Councils manage significant finances on behalf of their communities. The responsible management of these finances is essential for the council to continue to provide the services and facilities that are needed by the local community.

Principles of sound financial management


The Local Government Act (section 136) provides four principles of sound financial management for councils. All councils are required to implement these principles and establish budgeting and reporting frameworks that are consistent with the principles.
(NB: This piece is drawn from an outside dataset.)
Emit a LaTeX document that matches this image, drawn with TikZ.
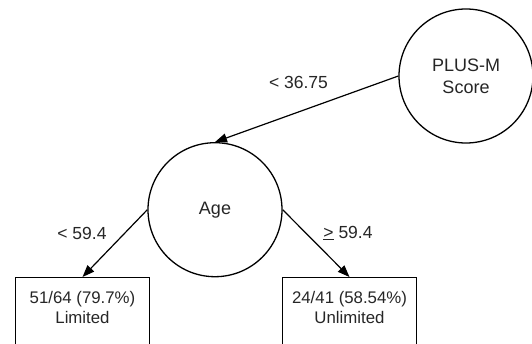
\documentclass[tikz,border=0pt]{standalone}
\usepackage{fontspec}
\setmainfont{Liberation Sans}
\usetikzlibrary{arrows.meta}
\begin{document}
\begin{tikzpicture}[x=1pt,y=1pt,
  circnode/.style={circle, draw=black, line width=1.3pt, minimum size=134pt, inner sep=0pt, align=center, text=black!85, font=\fontsize{18}{22}\selectfont},
  leafbox/.style={rectangle, draw=black, line width=1.3pt, minimum width=134pt, minimum height=120pt, anchor=north, inner sep=0pt},
  leaftext/.style={align=center, inner sep=0pt, text=black!85, font=\fontsize{16.8}{19.3}\selectfont},
  edgelab/.style={inner sep=0pt, text=black!85, font=\fontsize{17.5}{21}\selectfont},
  conn/.style={draw=black, line width=1.2pt, -{Triangle[length=12pt,width=9pt]}}]
\useasboundingbox (0,0) rectangle (532,343);
\clip (0,0) rectangle (532,343);
\node[circnode] (plus) at (466,267) {PLUS-M\\Score};
\node[circnode] (age) at (215,133.3) {Age};
\node[leafbox] (lbox) at (82.5,66) {};
\node[leafbox] (rbox) at (349.5,66) {};
\node[leaftext] (ltext) at (82.5,35.5) {51/64 (79.7\%)\\Limited};
\node[leaftext] (rtext) at (349.5,35.5) {24/41 (58.54\%)\\Unlimited};
\draw[conn] (plus.west) -- (age.north);
\draw[conn] (age.west) -- (lbox.north);
\draw[conn] (age.east) -- (rbox.north);
\node[edgelab] (lab1) at (298.5,260.5) {< 36.75};
\node[edgelab] (lab2) at (82,110) {< 59.4};
\node[edgelab] (lab3) at (348,110) {\underline{>} 59.4};
\end{tikzpicture}
\end{document}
The principles of sound financial management require councils to:
  • manage financial risks prudently, having regard to economic circumstances
  • pursue spending and rating policies that are consistent with a reasonable degree of stability in the level of the rate burden
  • ensure that decisions and actions have regard to financial effects on future generations
  • ensure full, accurate and timely disclosure of financial information relating to the council

The financial risks that must be managed prudently include:
  • the level of council debt
  • commercial or entrepreneurial activities
  • management and maintenance of assets
  • management of current and future liabilities
  • changes in the structure of rates and charges

Audit Committees


All councils are required to establish audit committees. Audit committees are advisory committees that play a key role in assisting councils to fulfil their responsibilities. Their objectives are various and include:
  • enhancing the credibility and objectivity of financial reporting
  • supporting identification and management of financial and other risks
  • ensuring compliance with laws and regulations

While an Audit Committee will pay particular attention to the council’s financial management, its role is not limited to financial matters. An Audit Committees also provides advice on broader aspects of the council’s operations, particularly where compliance issues and risks areinvolved.

An Audit Committee has no executive role. It is independent of management and acts independently from the council’s finance committee. The Audit Committee’s reports to the council and provides advice to facilitate decision-making by the council.
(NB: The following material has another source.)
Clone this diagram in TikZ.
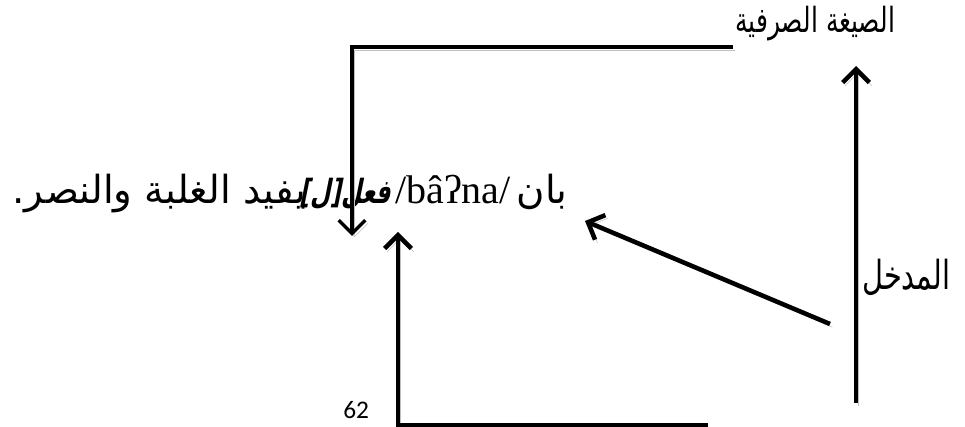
\documentclass[tikz,border=0pt]{standalone}
\usepackage{fontspec}
\setmainfont{Liberation Serif}
\newfontfamily\arabicfont[Script=Arabic]{DejaVu Sans}
\newfontfamily\schmalfont[Script=Arabic, FakeStretch=0.72]{DejaVu Sans}
\newfontfamily\musterfont[Script=Arabic, FakeSlant=0.2, FakeStretch=0.7]{DejaVu Sans Bold}
\newfontfamily\zahlfont{Carlito}
\TeXXeTstate=1
\usetikzlibrary{arrows.meta}

\begin{document}
\begin{tikzpicture}[x=0.75pt, y=-0.75pt,
		arab/.style={font=\arabicfont\fontsize{29}{34}\selectfont, inner sep=0pt},
		schmal/.style={font=\schmalfont\fontsize{#1}{34}\selectfont, inner sep=0pt},
		latein/.style={font=\fontsize{30}{36}\selectfont, inner sep=0pt},
		zahl/.style={font=\zahlfont\fontsize{19}{22}\selectfont, inner sep=0pt},
		schatten/.style={preaction={draw=gray!50, transform canvas={shift={(1.8pt,-2.4pt)}}}},
		pfeil/.style={line width=3.4pt, -{Straight Barb[length=10pt,width=20pt]}},
		duenn/.style={line width=2.6pt}]
	% Rahmen
	\useasboundingbox (0,0) rectangle (965,427);
	% Texte
	\node[schmal=26, anchor=base west] (titel) at (735,33) {\beginR الصيغة الصرفية\endR};
	\node[arab, anchor=base east] (eintrag) at (568,204) {\beginR بان\endR};
	\node[latein, anchor=base east] (umschrift) at (511,204) {/bâʔna/};
	\node[arab, font=\musterfont\fontsize{25}{30}\selectfont, anchor=base east] (muster) at (391,204) {\beginR فعل[ل]\endR};
	\node[arab, anchor=base east] (bedeutung) at (306,204) {\beginR يفيد الغلبة والنصر.\endR};
	\node[schmal=30, anchor=base west] (eingang) at (862,290) {\beginR المدخل\endR};
	\node[zahl, anchor=base west] (seite) at (343,419) {62};
	% Hilfspunkte
	\coordinate (obenrechts) at (733,47);
	\coordinate (musterpfeil) at (352,236);
	\coordinate (rechtsunten) at (856,403);
	\coordinate (titelpfeil) at (856,66);
	\coordinate (schraeg) at (830,324);
	\coordinate (eintragpfeil) at (585,221);
	\coordinate (untenrechts) at (708,425);
	\coordinate (umschriftpfeil) at (398,232);
	% Pfeile
	\draw[pfeil, duenn, schatten] (obenrechts) -| (musterpfeil);
	\draw[pfeil, schatten] (rechtsunten) -- (titelpfeil);
	\draw[pfeil, schatten] (schraeg) -- (eintragpfeil);
	\draw[pfeil, schatten] (untenrechts) -| (umschriftpfeil);
\end{tikzpicture}
\end{document}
It is recommended that Audit Committees include a majority of independent members and that council CEOs and senior managers should not be members of the committee, although they may assist the functioning of the committee by attending meetings and providing administrative support.

Contracts


Councils may enter into contracts for goods or services or for the carrying out of works. Section 186 of the Local Government Act requires that a council must give public notice and invite tenders or expressions of interest before it enters into a contract which has a value of $100,000 or more.

Some exemptions apply to this requirement and a council is not required to accept the lowest priced tender.

Entrepreneurial activities


Section 193 of the Local Government Act gives councils the power to engage in various types of enterprises, such as becoming a member of a corporation or partnership, or participating in a joint venture with another body.

However, the Act places certain requirements on councils to ensure the proper management of risks in such cases. This includes a requirement that a council consider a formal risk assessment report from a suitably qualified person before approving any such venture where the total risk exceeds $100,000 or 1% of council’s rate revenue.

If the total risk exceeds $500,000 or 5% of rates income, the council must also obtain the approval of the Minister for Local Government, and if it exceeds $5 million, the Treasurer’s approval is additionally required.